Three down, two to go when it comes to major regulatory hurdles that Medtronic and Covidien need to clear for their proposed $43 billion merger.
The U.S. Federal Trade Commission, the European Union and Canada’s Competition Bureau have approved the sale of Ireland-based Covidien Plc (COV) to Medtronic (MDT). Only permission from Chinese regulators and sanction by the High Court of Ireland stand in the way of the deal, Medtronic announced.
U.S., European and Canadian regulators are insisting that the companies sell Covidien’s Stellarex drug-coated angioplasty balloon platform to increase competition against Medtronic. Colorado Springs-based Spectranetics Corp. (SPNC) plans to buy the Stellarex business from a Covidien subsidiary for $30 million after the proposed Medtronic-Covidien deal closes in early 2015.
The EU said the deal raised competition concerns in the drug-coated balloon market, where it said there were few competitors to put pressure on Medtronic, the market leader, according to a report in the Wall Street Journal.
Fridley, MN–based Medtronic and Dublin, Ireland–based Covidien plan to form a separate company, Medtronic Plc, based in Ireland in order to take advantage of that country’s 12.5% corporate tax rate.

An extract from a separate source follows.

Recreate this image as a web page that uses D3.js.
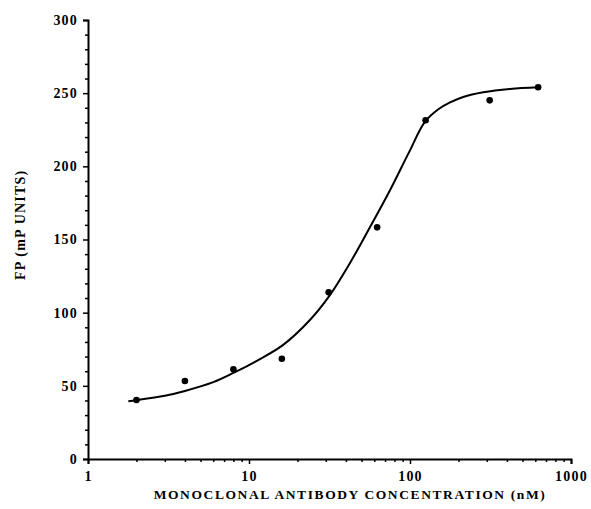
<!DOCTYPE html>
<html>
<head>
<meta charset="utf-8">
<script src="https://cdn.jsdelivr.net/npm/d3@7"></script>
<style>
    body { margin: 0; background: #fff; }
    svg { display: block; }
    text { font-family: "Liberation Serif", "Times New Roman", serif; font-weight: bold; fill: #000; }
</style>
</head>
<body>
<div id="chart"></div>
<script>
'use strict';

// measured points (nM, mP)
const concentrations = [2, 4, 8, 16, 31.25, 62.5, 125, 312.5, 625];
const fpValues = [40.3, 53.3, 61.3, 68.5, 113.9, 158.3, 231.5, 245.1, 254];

// fitted curve
const curveX = [1.78, 2, 3, 4, 6, 8, 11.7, 16.3, 23.9, 31.8, 42.4, 56.6, 75.4, 98, 124, 150, 176, 214, 285, 418, 627];
const curveY = [39.5, 40.2, 43.2, 46.5, 52.5, 58.8, 68.3, 78, 95, 112, 134, 158.7, 184, 209, 230.5, 239, 243.5, 247.4, 250.6, 252.9, 254];

const xTicks = [1, 10, 100, 1000];
const yTicks = [0, 50, 100, 150, 200, 250, 300];

const xLabel = "MONOCLONAL ANTIBODY CONCENTRATION (nM)";
const yLabel = "FP (mP UNITS)";

const W = 591, H = 509;
const margin = { top: 20, right: 20, bottom: 50, left: 88 };
const width = W - margin.left - margin.right,
    height = H - margin.top - margin.bottom;

const svg = d3.select("#chart").append("svg")
    .attr("width", W)
    .attr("height", H);

const g = svg.append("g")
    .attr("transform", "translate(" + margin.left + "," + margin.top + ")");

const xScale = d3.scaleLog().domain([1, 1000]).range([0, width]);
const yScale = d3.scaleLinear().domain([0, 300]).range([height, 0]);

// minor ticks first, majors on top
const xMinor = [];
[1, 10, 100].forEach(dec => {
    for (let k = 2; k <= 9; k++) xMinor.push(dec * k);
});
const yMinor = d3.range(0, 301, 10).filter(v => v % 50 !== 0);

const xAxisMinor = d3.axisBottom(xScale).tickValues(xMinor).tickSize(3).tickFormat("");
const xAxis = d3.axisBottom(xScale).tickValues(xTicks).tickSize(5).tickPadding(7)
    .tickFormat(d3.format("d"));

const yAxisMinor = d3.axisLeft(yScale).tickValues(yMinor).tickSize(3).tickFormat("");
const yAxis = d3.axisLeft(yScale).tickValues(yTicks).tickSize(5).tickPadding(5);

g.append("g")
    .attr("class", "x axis minor")
    .attr("transform", "translate(0," + height + ")")
    .call(xAxisMinor);

g.append("g")
    .attr("class", "x axis")
    .attr("transform", "translate(0," + height + ")")
    .call(xAxis);

g.append("g")
    .attr("class", "y axis minor")
    .call(yAxisMinor);

g.append("g")
    .attr("class", "y axis")
    .call(yAxis);

g.selectAll(".axis path.domain").attr("stroke", "#000").attr("stroke-width", 2);
g.selectAll(".axis .tick line").attr("stroke", "#000").attr("stroke-width", 1.5);
g.selectAll(".minor path.domain").remove();
g.selectAll(".axis text")
    .style("font-size", "14px")
    .style("letter-spacing", "1.2px")
    .attr("fill", "#000");

// x-axis label
g.append("text")
    .attr("x", 262)
    .attr("y", height + 40)
    .attr("text-anchor", "middle")
    .style("font-size", "13.5px")
    .style("letter-spacing", "1.6px")
    .text(xLabel);

// y-axis label
g.append("text")
    .attr("transform", "translate(" + (-63) + "," + yScale(160) + ") rotate(-90)")
    .attr("text-anchor", "middle")
    .style("font-size", "14px")
    .style("letter-spacing", "1.2px")
    .text(yLabel);

// fitted line
const line = d3.line()
    .curve(d3.curveCatmullRom.alpha(0.5))
    .x(d => xScale(d[0]))
    .y(d => yScale(d[1]));

g.append("path")
    .datum(d3.zip(curveX, curveY))
    .attr("class", "line")
    .attr("fill", "none")
    .attr("stroke", "#000")
    .attr("stroke-width", 2)
    .attr("d", line);

// data points
g.selectAll("circle.point")
    .data(d3.zip(concentrations, fpValues))
    .enter()
    .append("circle")
    .attr("class", "point")
    .attr("cx", d => xScale(d[0]))
    .attr("cy", d => yScale(d[1]))
    .attr("r", 3.3)
    .attr("fill", "#000");
</script>
</body>
</html>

The U.S. corporate tax rate stands at 35%. The U.S. Treasury Department, however, announced its intentions to make it more difficult for a tax-inverted company to move overseas funds back into the U.S. tax-free.
The companies plan to hold a special meeting in January to seek shareholder approval of the merger, the Wall Street Journal reported.
The purchase, announced in June, is the largest acquisition of a foreign firm by a U.S. company, based on Standard & Poor’s Capital IQ data. The deal stands to make Medtronic, which was already the fourth largest medical device firm, even more competitive, putting it roughly on par with Johnson & Johnson’s medical device business—now the biggest in the world.
In previous maneuvers to ready itself for sale, Covidien snapped up Sapheon, Inc. (Morrisville, NC), a developer of venous disease treatments; and Reverse Medical Corporation (Irvine, CA), a small, privately held company that makes devices to manage acute stroke and neurovascular disease. Terms of both transactions, announced in August, were not disclosed.